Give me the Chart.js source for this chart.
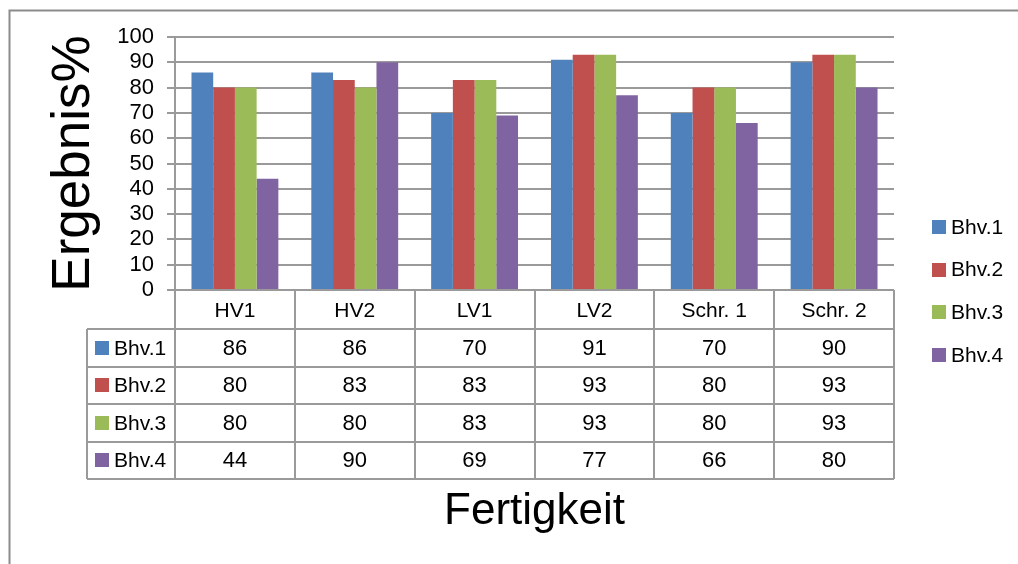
<!DOCTYPE html>
<html>
<head>
<meta charset="utf-8">
<script src="https://cdn.jsdelivr.net/npm/chart.js@4/dist/chart.umd.min.js"></script>
<style>
  html, body { margin: 0; padding: 0; background: #fff; }
  #wrap { width: 1018px; height: 564px; }
</style>
</head>
<body>
<div id="wrap"><canvas id="c" width="1018" height="564"></canvas></div>
<script>
// Skills on the x axis, one series per Bhv group
const categories = ['HV1', 'HV2', 'LV1', 'LV2', 'Schr. 1', 'Schr. 2'];
const seriesNames = ['Bhv.1', 'Bhv.2', 'Bhv.3', 'Bhv.4'];
const bhv1 = [86, 86, 70, 91, 70, 90];
const bhv2 = [80, 83, 83, 93, 80, 93];
const bhv3 = [80, 80, 83, 93, 80, 93];
const bhv4 = [44, 90, 69, 77, 66, 80];
const seriesColors = ['#4F81BD', '#C0504D', '#9BBB59', '#8064A2'];
const yAxisTitle = 'Ergebnis%';
const xAxisTitle = 'Fertigkeit';

const FONT = '"Liberation Sans", Arial, sans-serif';
const LINE = '#9a9a9a';

// Data table under the plot, legend on the right and the frame line
const tablePlugin = {
  id: 'dataTable',
  afterDraw(chart) {
    const ctx = chart.ctx;
    const area = chart.chartArea;
    const xs = chart.scales.x;
    const datasets = chart.data.datasets;
    const n = chart.data.labels.length;

    const headerBottom = area.bottom + 39;
    const rowH = 37.5;
    const tableBottom = headerBottom + rowH * datasets.length;
    const tableLeft = 87;

    // column boundaries from the category scale
    const bounds = [area.left];
    for (let i = 0; i < n - 1; i++) {
      bounds.push((xs.getPixelForValue(i) + xs.getPixelForValue(i + 1)) / 2);
    }
    bounds.push(area.right);

    ctx.save();
    ctx.strokeStyle = LINE;
    ctx.lineWidth = 2;
    ctx.beginPath();
    // vertical lines through header and body
    bounds.forEach(b => {
      const x = Math.round(b);
      ctx.moveTo(x, area.bottom);
      ctx.lineTo(x, tableBottom);
    });
    ctx.moveTo(tableLeft, headerBottom);
    ctx.lineTo(tableLeft, tableBottom);
    // horizontal row lines
    for (let r = 0; r <= datasets.length; r++) {
      const y = Math.round(headerBottom + r * rowH);
      ctx.moveTo(tableLeft, y);
      ctx.lineTo(area.right, y);
    }
    ctx.stroke();

    // cell values and row keys
    ctx.textBaseline = 'middle';
    datasets.forEach((ds, r) => {
      const cy = headerBottom + r * rowH + rowH / 2;
      ctx.fillStyle = ds.backgroundColor;
      ctx.fillRect(95, Math.round(cy - 7), 14, 14);
      ctx.fillStyle = '#000';
      ctx.font = '21px ' + FONT;
      ctx.textAlign = 'left';
      ctx.fillText(ds.label, 114, cy + 1);
      ctx.font = '22px ' + FONT;
      ctx.textAlign = 'center';
      ds.data.forEach((v, i) => {
        ctx.fillText(String(v), xs.getPixelForValue(i), cy + 1);
      });
    });

    // legend
    ctx.font = '21px ' + FONT;
    ctx.textAlign = 'left';
    datasets.forEach((ds, r) => {
      const cy = 227 + r * 42.7;
      ctx.fillStyle = ds.backgroundColor;
      ctx.fillRect(932, Math.round(cy - 7), 14, 14);
      ctx.fillStyle = '#000';
      ctx.fillText(ds.label, 951, cy + 1);
    });

    // outer frame
    ctx.strokeStyle = '#8c8c8c';
    ctx.lineWidth = 2;
    ctx.beginPath();
    ctx.moveTo(9.5, chart.height);
    ctx.lineTo(9.5, 10.5);
    ctx.lineTo(chart.width, 10.5);
    ctx.stroke();
    ctx.restore();
  }
};

const seriesValues = [bhv1, bhv2, bhv3, bhv4];

new Chart(document.getElementById('c'), {
  type: 'bar',
  data: {
    labels: categories,
    datasets: seriesNames.map((name, i) => ({
      label: name,
      data: seriesValues[i],
      backgroundColor: seriesColors[i],
      borderWidth: 0,
      categoryPercentage: 0.725,
      barPercentage: 1.0
    }))
  },
  options: {
    responsive: false,
    animation: false,
    devicePixelRatio: 1,
    layout: { padding: { left: 30, right: 124, top: 37, bottom: 0 } },
    plugins: {
      legend: { display: false },
      tooltip: { enabled: false }
    },
    scales: {
      x: {
        grid: { display: false, drawTicks: false },
        border: { display: false },
        ticks: { color: '#000', font: { family: FONT, size: 21 }, padding: 9, maxRotation: 0, autoSkip: false },
        title: { display: true, text: xAxisTitle, color: '#000', font: { family: FONT, size: 44 }, padding: { top: 0, bottom: 26 } },
        afterFit(scale) { scale.height = 274; }
      },
      y: {
        min: 0,
        max: 100,
        ticks: { stepSize: 10, autoSkip: false, color: '#000', font: { family: FONT, size: 22 }, padding: 13 },
        grid: { color: LINE, lineWidth: 2, tickLength: 8, drawTicks: true },
        border: { display: true, color: LINE, width: 2 },
        title: { display: true, text: yAxisTitle, color: '#000', font: { family: FONT, size: 53 }, padding: { top: 13, bottom: 0 } },
        afterFit(scale) { scale.width = 145; }
      }
    }
  },
  plugins: [tablePlugin]
});
</script>
</body>
</html>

......

# What is being asked:
Print the complete listing exactly, apart from any pictures.

# The result:
Give me the Chart.js source for this chart.
<!DOCTYPE html>
<html>
<head>
<meta charset="utf-8">
<script src="https://cdn.jsdelivr.net/npm/chart.js@4/dist/chart.umd.min.js"></script>
<style>
  html, body { margin: 0; padding: 0; background: #fff; }
  #wrap { width: 1018px; height: 564px; }
</style>
</head>
<body>
<div id="wrap"><canvas id="c" width="1018" height="564"></canvas></div>
<script>
// Skills on the x axis, one series per Bhv group
const categories = ['HV1', 'HV2', 'LV1', 'LV2', 'Schr. 1', 'Schr. 2'];
const seriesNames = ['Bhv.1', 'Bhv.2', 'Bhv.3', 'Bhv.4'];
const bhv1 = [86, 86, 70, 91, 70, 90];
const bhv2 = [80, 83, 83, 93, 80, 93];
const bhv3 = [80, 80, 83, 93, 80, 93];
const bhv4 = [44, 90, 69, 77, 66, 80];
const seriesColors = ['#4F81BD', '#C0504D', '#9BBB59', '#8064A2'];
const yAxisTitle = 'Ergebnis%';
const xAxisTitle = 'Fertigkeit';

const FONT = '"Liberation Sans", Arial, sans-serif';
const LINE = '#9a9a9a';

// Data table under the plot, legend on the right and the frame line
const tablePlugin = {
  id: 'dataTable',
  afterDraw(chart) {
    const ctx = chart.ctx;
    const area = chart.chartArea;
    const xs = chart.scales.x;
    const datasets = chart.data.datasets;
    const n = chart.data.labels.length;

    const headerBottom = area.bottom + 39;
    const rowH = 37.5;
    const tableBottom = headerBottom + rowH * datasets.length;
    const tableLeft = 87;

    // column boundaries from the category scale
    const bounds = [area.left];
    for (let i = 0; i < n - 1; i++) {
      bounds.push((xs.getPixelForValue(i) + xs.getPixelForValue(i + 1)) / 2);
    }
    bounds.push(area.right);

    ctx.save();
    ctx.strokeStyle = LINE;
    ctx.lineWidth = 2;
    ctx.beginPath();
    // vertical lines through header and body
    bounds.forEach(b => {
      const x = Math.round(b);
      ctx.moveTo(x, area.bottom);
      ctx.lineTo(x, tableBottom);
    });
    ctx.moveTo(tableLeft, headerBottom);
    ctx.lineTo(tableLeft, tableBottom);
    // horizontal row lines
    for (let r = 0; r <= datasets.length; r++) {
      const y = Math.round(headerBottom + r * rowH);
      ctx.moveTo(tableLeft, y);
      ctx.lineTo(area.right, y);
    }
    ctx.stroke();

    // cell values and row keys
    ctx.textBaseline = 'middle';
    datasets.forEach((ds, r) => {
      const cy = headerBottom + r * rowH + rowH / 2;
      ctx.fillStyle = ds.backgroundColor;
      ctx.fillRect(95, Math.round(cy - 7), 14, 14);
      ctx.fillStyle = '#000';
      ctx.font = '21px ' + FONT;
      ctx.textAlign = 'left';
      ctx.fillText(ds.label, 114, cy + 1);
      ctx.font = '22px ' + FONT;
      ctx.textAlign = 'center';
      ds.data.forEach((v, i) => {
        ctx.fillText(String(v), xs.getPixelForValue(i), cy + 1);
      });
    });

    // legend
    ctx.font = '21px ' + FONT;
    ctx.textAlign = 'left';
    datasets.forEach((ds, r) => {
      const cy = 227 + r * 42.7;
      ctx.fillStyle = ds.backgroundColor;
      ctx.fillRect(932, Math.round(cy - 7), 14, 14);
      ctx.fillStyle = '#000';
      ctx.fillText(ds.label, 951, cy + 1);
    });

    // outer frame
    ctx.strokeStyle = '#8c8c8c';
    ctx.lineWidth = 2;
    ctx.beginPath();
    ctx.moveTo(9.5, chart.height);
    ctx.lineTo(9.5, 10.5);
    ctx.lineTo(chart.width, 10.5);
    ctx.stroke();
    ctx.restore();
  }
};

const seriesValues = [bhv1, bhv2, bhv3, bhv4];

new Chart(document.getElementById('c'), {
  type: 'bar',
  data: {
    labels: categories,
    datasets: seriesNames.map((name, i) => ({
      label: name,
      data: seriesValues[i],
      backgroundColor: seriesColors[i],
      borderWidth: 0,
      categoryPercentage: 0.725,
      barPercentage: 1.0
    }))
  },
  options: {
    responsive: false,
    animation: false,
    devicePixelRatio: 1,
    layout: { padding: { left: 30, right: 124, top: 37, bottom: 0 } },
    plugins: {
      legend: { display: false },
      tooltip: { enabled: false }
    },
    scales: {
      x: {
        grid: { display: false, drawTicks: false },
        border: { display: false },
        ticks: { color: '#000', font: { family: FONT, size: 21 }, padding: 9, maxRotation: 0, autoSkip: false },
        title: { display: true, text: xAxisTitle, color: '#000', font: { family: FONT, size: 44 }, padding: { top: 0, bottom: 26 } },
        afterFit(scale) { scale.height = 274; }
      },
      y: {
        min: 0,
        max: 100,
        ticks: { stepSize: 10, autoSkip: false, color: '#000', font: { family: FONT, size: 22 }, padding: 13 },
        grid: { color: LINE, lineWidth: 2, tickLength: 8, drawTicks: true },
        border: { display: true, color: LINE, width: 2 },
        title: { display: true, text: yAxisTitle, color: '#000', font: { family: FONT, size: 53 }, padding: { top: 13, bottom: 0 } },
        afterFit(scale) { scale.width = 145; }
      }
    }
  },
  plugins: [tablePlugin]
});
</script>
</body>
</html>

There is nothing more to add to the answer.